56. It's Alive III: Island of the Alive
(1987, directed by Larry Cohen) is occasionally funny, but it's the end of the line for these movies. Having exhausting a thin premise, this veers into the ridiculous. Even Cohen's frequent collaborator, Michael Moriarty, seems to know that this is pretty dire material. Cohen's ideas have always outstripped his execution, but this film finds the director's abilities and ideas farther apart than usual.

57. Justice League: The New Frontier (2008, directed by Dave Bullock) adapts an acclaimed graphic novel in a variant of Warner's current "superhero style" originally pioneered by Batman: The Animated Series. It's an uneasy mixture of Watchmen-style revisionism (see the scene between Superman and Wonder Woman in Indochina at the beginning of the film) and the goofy optimism and outre monsters of the original Justice League comics from the late fifties and early sixties. There's a lot to recommend, and fans will find lots of soothing nostalgia spotting the referrences in the background, but I wish the movie had been longer than its mere 72 minutes. It feels cramped, which tends to make the character development come to naught.

58. Masters of Horror: Cigarette Burns (2005, directed by John Carpenter) has a creepy performance by Udo Kier as a mysterious film collector and some memorable gore, but at the end of the film (le absolute fin de film, as it were), this is a low-rent retread of Carpenter's In the Mouth of Madness, with it's insanity inducing horror movie standing in for an insanity-inducing book. And given that I hated In the Mouth of Madness for its anti-horror subtext (horror fiction turns people into degenerates and murderers, the film implies), I doubly repudiate THIS for repeating the same cannard with much diminshed elan. Crap, mostly.

59. Masters of Horror: Incident On and Off a Mountain Road (2005, directed by Don Coscarelli) is more like it. Mind you, I might take issue with the notion that Don Coscarelli is a "master," having made a bunch of Phantasm movies and Bubba Ho-Tep and not much else of note, but damned if he doesn't deliver with this. Coscarelli seems to be pretty self-effacing on the interview material on this disc--he knows, given the other filmmakers associated with MOH--that he's on notice to prove his bona fides. So where Argento and Carpenter seemed to be phoning it in and relying on their bearded reputations, Coscarelli gives his best effort, and I mean that literally. This is his best horror film. Another collaboration with writer Joe R. Lansdale (who legitimately IS a "master" of horror), this is a mean deconstruction of slasher movie conventions that turns a neat (if mildly predictable) twist of the tale at the end. It reminds me most of The Texas Chain Saw Massacre 2 without that film's excesses and dodgy performances. This is more intimate than that film--it's a chamber version of the same material, if you will--in which the nature of monstrosity is given a going over. It's pretty damned good.
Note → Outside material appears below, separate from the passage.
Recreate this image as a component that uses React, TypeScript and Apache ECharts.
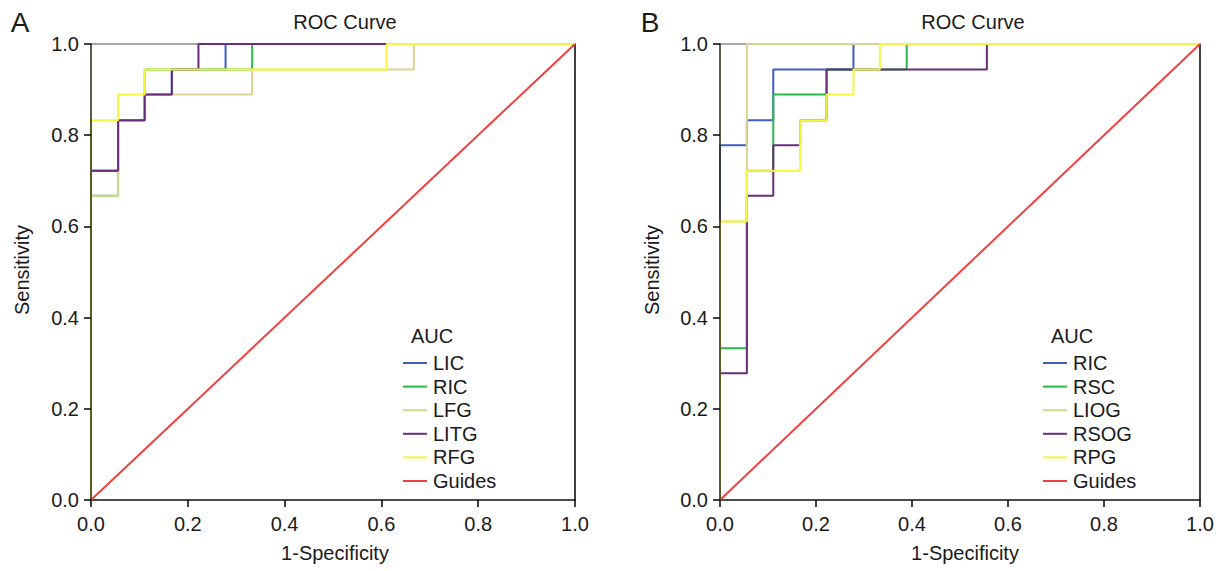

60. Marjane Satrapi's Persepolis (2007, co-directed by Vincent Paronnaud) is another adaptation of a graphic novel, one of a much more serious bent. A chronicle of Satrapi's life in Iran before and after the revolution, and in Europe as a teen, this has a deceptively simple visual aesthetic, a particularly wry sense of humor, and an underlying humanism that transforms it into something universally accessible. Sony made a BIG mistake when they decided to market this to the art house crowd at the expense of the mulitplex, because teen-age girls would have made this an enormous hit if they had the chance to see it. Stephen Colbert was absolutely right when he asked Satrapi: "If you humanize your enemy, don't you make them seem more...human?" (If I had the wherewithall, I'd show this to everyone who was thinking about voting for John Bomb-Bomb-Iran McCain. Hell, I'd love to show it to McCain himself.) This makes great use of Survivor's "Eye of the Tiger." It's that kind of movie.

61. The Story of the Fox (1930, directed by Wladislaw Starewicz) is a full-length feature on which the filmmakers labored for more than a decade. The care shows in every frame. The story is standard fairy tale fare, in which the King of the Beasts orders the arrest of the Fox after receiving a multitude of complaints. But that's all incidental. What commands interest is the shear audacity and scale of what Starewicz puts on the screen. This is as technically intricate a stop-motion film as you will ever see, with each character clearly designed and performed. A wonderment.

62. "The Town Rat and the Country Rat" (1927, directed by Wladislaw Starewicz) is another technical tour de force, in which I found myself wondering how Starewicz was accomplishing his effects. Not my favorite of Starewicz's films by a long mile, but fascinating.

63. The Tragedy of Othello (1952, directed by Orson Welles) is a study in pure cinema. Stripping the play to its barest bones, Welles places his film in an expressionistic Venice where the angles and vast architectures mirror the ambitions and passions of the characters. Welles is an adequate Othello, but this is Iago's play even in this incarnation, and Micheál MacLiammóir is a more than admirable Iago. One wishes that the sound were better, but there's nothing to be done for it. We're lucky to have even this.

64. The Uninvited (1944, directed by Lewis Allen) retains some of the comedy elements of the ghost movies of the day, but it doesn't monkey around when it comes to the haunting itself. It's a pure gothic when it delves into the revenants that occupy its haunted house and haunted past. Think of this as a supernatural version of Rebecca. The initial manifestation of the movie's ghosts do an admirable job of ratcheting up the dread. Interesting lesbian subtexts are to be found the various supporting characters.